Kathy Kirk said: "Volunteers make such a difference to our libraries and to everything we do in.  Libraries play a very important role in the community, and we have many volunteers in a wide range of roles working alongside our staff.  Libraries are no longer just about books; they are safe places for people of all ages, information providers and help signpost people to lots of other services. 

"Over 20,000 hours were given by digital champions and job club volunteers in libraries last year, and one thing all the volunteers we spoke to agreed on is that their work gives them enormous satisfaction and that they felt they get back more than they give. We want to make sure volunteering works for the individual, as well as the library and the local community.

Cllr Lucy Hodgson, Cabinet Member with Responsibility for Localism and Communities, said: "This celebratory event was well attended, with a lovely friendly atmosphere, and the volunteers in attendance told us that they really appreciated it.

"At a time when budget reductions mean libraries are closing across the country, we are proud that here in Worcestershire we are keeping all of our libraries open. One of the most important reasons we are able to do that is because of the work of volunteers who work closely with our paid staff.

"We are delighted to have been able to host an event celebrating their contribution, which is fully deserving of our recognition and appreciation now and going forward. I would like to thank every library volunteer for their fantastic work, on behalf of the Council and communities throughout Worcestershire."

To learn more about the benefits of volunteering and the range of interesting and rewarding volunteering opportunities on offer, contact your local library or visit http://www.worcestershire.gov.uk/info/20017/libraries/1118/volunteer_in_a_library

Below is a selection of comments from Job Club volunteers and Library staff:

Polly McDonald, said: "Volunteering at the Job Club has allowed me to adjust to retirement and feel I am still useful whilst making a difference for the participants."

Chris Wynn-Davies, a retired volunteer at Pershore Job Club, said: "I fell into the Job Club.  I have been doing it for four-and-a-half years and get a real buzz out of helping people."

Peter Lee-Smith said: "I have been a volunteer since school days; I spent a gap year in Liverpool as a Community Service Volunteer in the late 60s and ran community service groups in secondary schools until I became a headmaster in the mid-80s.

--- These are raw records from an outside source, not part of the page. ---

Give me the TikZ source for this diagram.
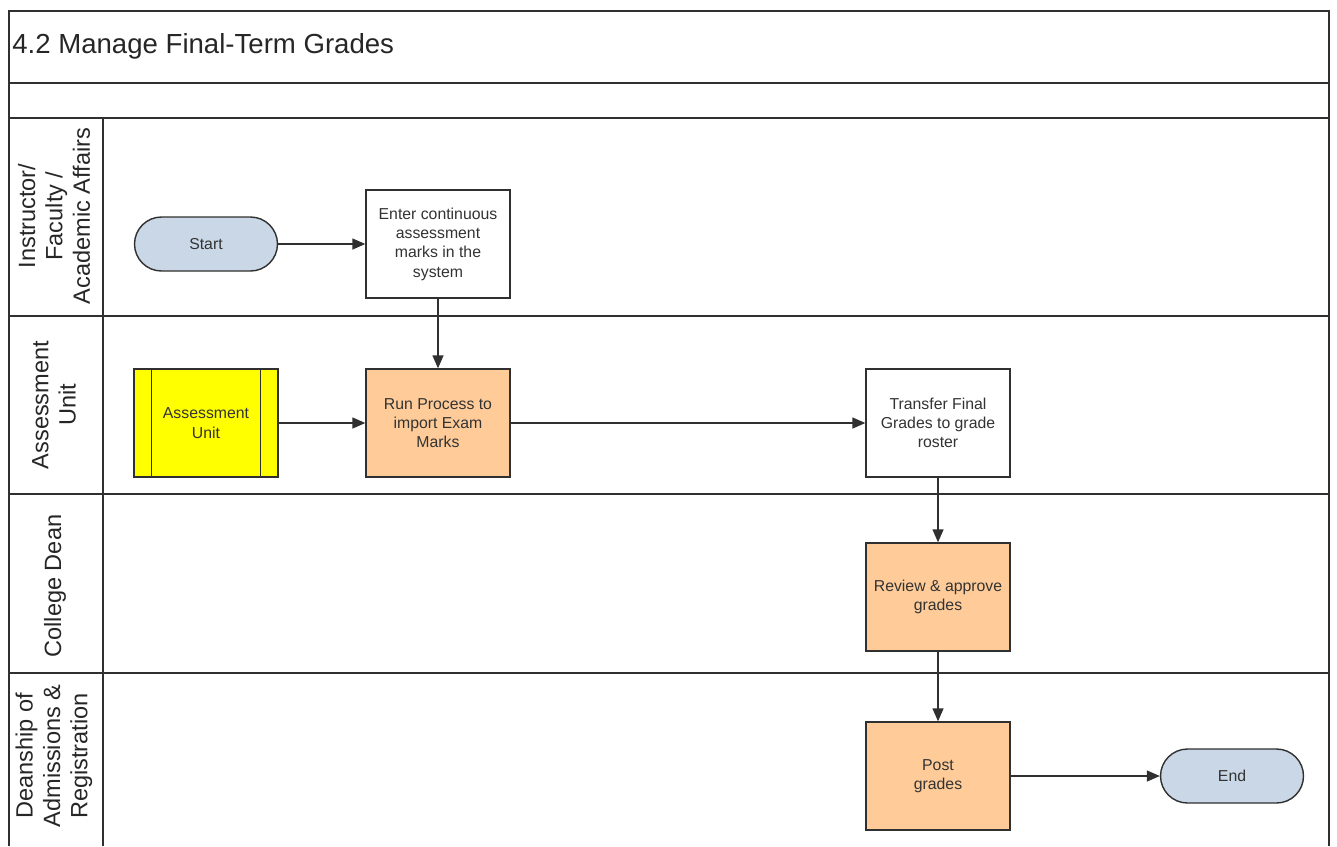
\documentclass[tikz,border=0pt]{standalone}
\usepackage{fontspec}
\setmainfont{Liberation Sans}
\usetikzlibrary{arrows.meta,calc}
\definecolor{termfill}{HTML}{C9D7E7}
\definecolor{procfill}{HTML}{FFCC99}
\definecolor{subfill}{HTML}{FFFF00}
\definecolor{linec}{HTML}{303030}
\begin{document}
\begin{tikzpicture}[x=0.02cm,y=-0.02cm,
  frame/.style={draw=linec,line width=0.9pt},
  lanelabel/.style={rotate=90,align=center,text=black!85,font=\fontsize{13.4}{15.6}\selectfont},
  proc/.style={draw=linec,line width=0.8pt,minimum width=2.88cm,minimum height=2.16cm,align=center,font=\fontsize{9}{11}\selectfont,text=black!80,inner sep=0pt},
  term/.style={draw=linec,line width=0.8pt,fill=termfill,rounded corners=0.54cm,minimum width=2.86cm,minimum height=1.08cm,font=\fontsize{9}{11}\selectfont,text=black!80},
  flow/.style={draw=linec,line width=0.8pt,-{Triangle[length=0.26cm,width=0.22cm]}}
]
\useasboundingbox (0,0) rectangle (1337,846);
% frame
\draw[frame] (9,846) -- (9,11) -- (1329,11) -- (1329,846);
\draw[frame] (9,83) -- (1329,83);
\draw[frame] (9,118) -- (1329,118);
\draw[frame] (9,316) -- (1329,316);
\draw[frame] (9,494) -- (1329,494);
\draw[frame] (9,673) -- (1329,673);
\draw[frame] (103,118) -- (103,846);
% title
\node[anchor=west,font=\fontsize{15.7}{18}\selectfont,text=black!85,inner sep=0pt] (title) at (12,46) {4.2 Manage Final-Term Grades};
% lane labels
\node[lanelabel] (l1) at (54,216) {Instructor/\\Faculty /\\Academic Affairs};
\node[lanelabel] (l2) at (54,405) {Assessment\\Unit};
\node[lanelabel] (l3) at (55,586) {College Dean};
\node[lanelabel] (l4) at (54,756) {Deanship of\\Admissions \&\\Registration};
% nodes
\node[term] (start) at (206,244) {Start};
\node[proc,fill=white] (enter) at (438,244) {Enter continuous\\assessment\\marks in the\\system};
\node[proc,fill=subfill] (au) at (206,423) {Assessment\\Unit};
\draw[linec,line width=0.8pt] ($(au.north west)+(18,0)$) -- ($(au.south west)+(18,0)$);
\draw[linec,line width=0.8pt] ($(au.north east)+(-18,0)$) -- ($(au.south east)+(-18,0)$);
\node[proc,fill=procfill] (run) at (438,423) {Run Process to\\import Exam\\Marks};
\node[proc,fill=white] (transfer) at (938,423) {Transfer Final\\Grades to grade\\roster};
\node[proc,fill=procfill] (review) at (938,597) {Review \& approve\\grades};
\node[proc,fill=procfill] (post) at (938,776) {Post\\grades};
\node[term] (end) at (1232,776) {End};
% connectors
\draw[flow] (start) -- (enter);
\draw[flow] (enter) -- (run);
\draw[flow] (au) -- (run);
\draw[flow] (run) -- (transfer);
\draw[flow] (transfer) -- (review);
\draw[flow] (review) -- (post);
\draw[flow] (post) -- (end);
\end{tikzpicture}
\end{document}
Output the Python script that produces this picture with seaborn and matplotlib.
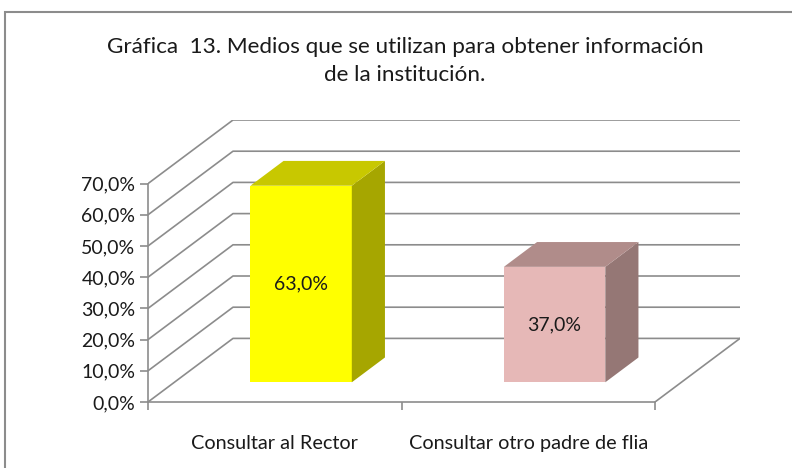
import seaborn as sns
import matplotlib.pyplot as plt
from matplotlib.patches import Polygon, Rectangle

categories = ['Consultar al Rector', 'Consultar otro padre de flia']
values = [0.63, 0.37]
labels = ['63,0%', '37,0%']
front_colors = ['#FFFF00', '#E6B8B7']
top_colors = ['#C8C800', '#B08C8A']
side_colors = ['#A6A600', '#957775']
yticks = [0.0, 0.1, 0.2, 0.3, 0.4, 0.5, 0.6, 0.7]
ytick_labels = ['0,0%', '10,0%', '20,0%', '30,0%', '40,0%', '50,0%', '60,0%', '70,0%']

sns.set_style('white')
plt.rcParams['font.family'] = ['Lato', 'DejaVu Sans']

# depth of the fake 3d box, in data units
D = 85 / 253.5
E = 64 / 314
bar_front = 0.31
bar_back = 0.70
grid_col = '#8C8C8C'
txt_col = '#1a1a1a'

fig = plt.figure(figsize=(7.92, 4.68), dpi=100)
ax = fig.add_axes([148 / 792, 66 / 468, 592 / 792, 282 / 468])
ax.patch.set_alpha(0)

sns.barplot(x=categories, y=values, hue=categories, palette=front_colors,
            width=0.4, legend=False, ax=ax, zorder=3, saturation=1)

ax.set_xlim(-0.5, 1.5 + D)
ax.set_ylim(0, 0.7 + E)

# walls: left diagonals + back horizontal gridlines
for v in yticks:
    ax.plot([-0.5, -0.5 + D, 1.5 + D], [v, v + E, v + E], color=grid_col, lw=1.2, zorder=1)
# floor right edge
ax.plot([1.5, 1.5 + D], [0, E], color=grid_col, lw=1.2, zorder=1)

for i, p in enumerate(ax.patches):
    x0 = p.get_x() + bar_front * D
    y0 = bar_front * E
    w = p.get_width()
    h = p.get_height()
    p.set_x(x0)
    p.set_y(y0)
    p.set_edgecolor('none')
    x1 = x0 + w
    y1 = y0 + h
    bd = bar_back - bar_front
    side = Polygon([(x1, y0), (x1 + bd * D, y0 + bd * E), (x1 + bd * D, y1 + bd * E), (x1, y1)],
                   facecolor=side_colors[i], edgecolor='none', zorder=3)
    top = Polygon([(x0, y1), (x1, y1), (x1 + bd * D, y1 + bd * E), (x0 + bd * D, y1 + bd * E)],
                  facecolor=top_colors[i], edgecolor='none', zorder=3)
    ax.add_patch(side)
    ax.add_patch(top)
    ax.text(x0 + w / 2, y0 + h / 2, labels[i], ha='center', va='center',
            fontsize=14, color=txt_col, zorder=5)

for s in ['top', 'right']:
    ax.spines[s].set_visible(False)
ax.spines['left'].set_bounds(0, 0.7)
ax.spines['left'].set_position(('data', -0.5))
ax.spines['bottom'].set_bounds(-0.5, 1.5)
for s in ['left', 'bottom']:
    ax.spines[s].set_color(grid_col)
    ax.spines[s].set_linewidth(1.2)

ax.set_yticks(yticks)
ax.set_yticklabels(ytick_labels, fontsize=14, color=txt_col)
ax.set_xticks([-0.5, 0.5, 1.5])
ax.set_xticklabels([])
ax.set_xticks([0, 1], minor=True)
ax.set_xticklabels(categories, minor=True, fontsize=14.3, color=txt_col)
ax.tick_params(axis='both', which='major', length=6, width=1.2, color=grid_col, direction='out', left=True, bottom=True)
ax.tick_params(axis='y', pad=3)
ax.tick_params(axis='x', which='minor', length=0, pad=24)
ax.set_xlabel('')
ax.set_ylabel('')

fig.text(405 / 792, 1 - 47 / 468, 'Gráfica  13. Medios que se utilizan para obtener información',
         ha='center', va='center', fontsize=16.2, color=txt_col)
fig.text(405 / 792, 1 - 75 / 468, 'de la institución.',
         ha='center', va='center', fontsize=16.2, color=txt_col)

# chart frame, cut off at right and bottom like the source
fig.patches.append(Rectangle((5 / 792, -0.05), 1.0, 1 - 12 / 468 + 0.05, transform=fig.transFigure,
                             fill=False, edgecolor='#8C8C8C', lw=1.5))

fig.savefig('out.png', dpi=100)
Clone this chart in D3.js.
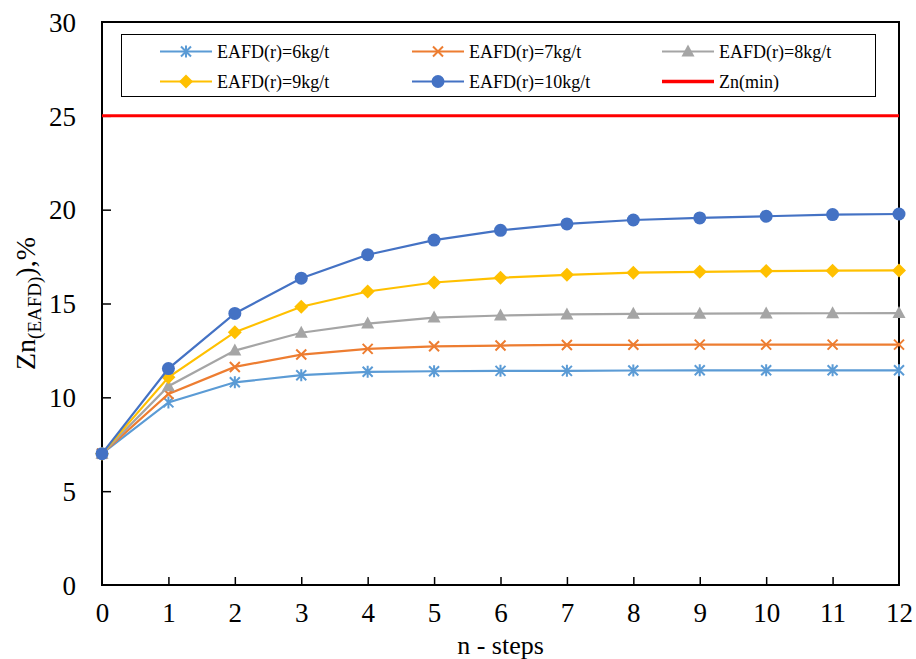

When I decided to have a change from the world of education, Evesham Volunteer Centre put me in touch with the library.

"My work with the Job Club brings me into contact with some really interesting characters-it's rarely boring! I receive a really warm welcome and tremendous support from the librarian and her team, who are a great group to work with. It's particularly satisfying when I feel that we have helped somebody back into the world of work.

"All in all, my voluntary work, including the Job Club, gives purpose, value and structure to my life and enables me to contribute something to my local community."

Holly Ferris, Library Customer Advisor at Kidderminster Library said: "(Volunteer Geoff McWhirter) has had a huge impact on our service delivery to customers. He is always friendly, professional, and welcoming to customers and helps to make the library a positive and non-judgmental place where customers can receive support and help. He has wide knowledge of digital resources and platforms and is always open to learning about new resources and to working in different ways.

"He is also inventive in the ways in which he helps customers and can adapt the way he supports depending on the customer's previous level of experience. He is very reliable and over the two years at Kidderminster I estimate that he has volunteered for approximately 450 hours. He volunteers for five hours on a Wednesday at Kidderminster but I also know that he volunteers at Stourport Library too. Thank you, Geoff!"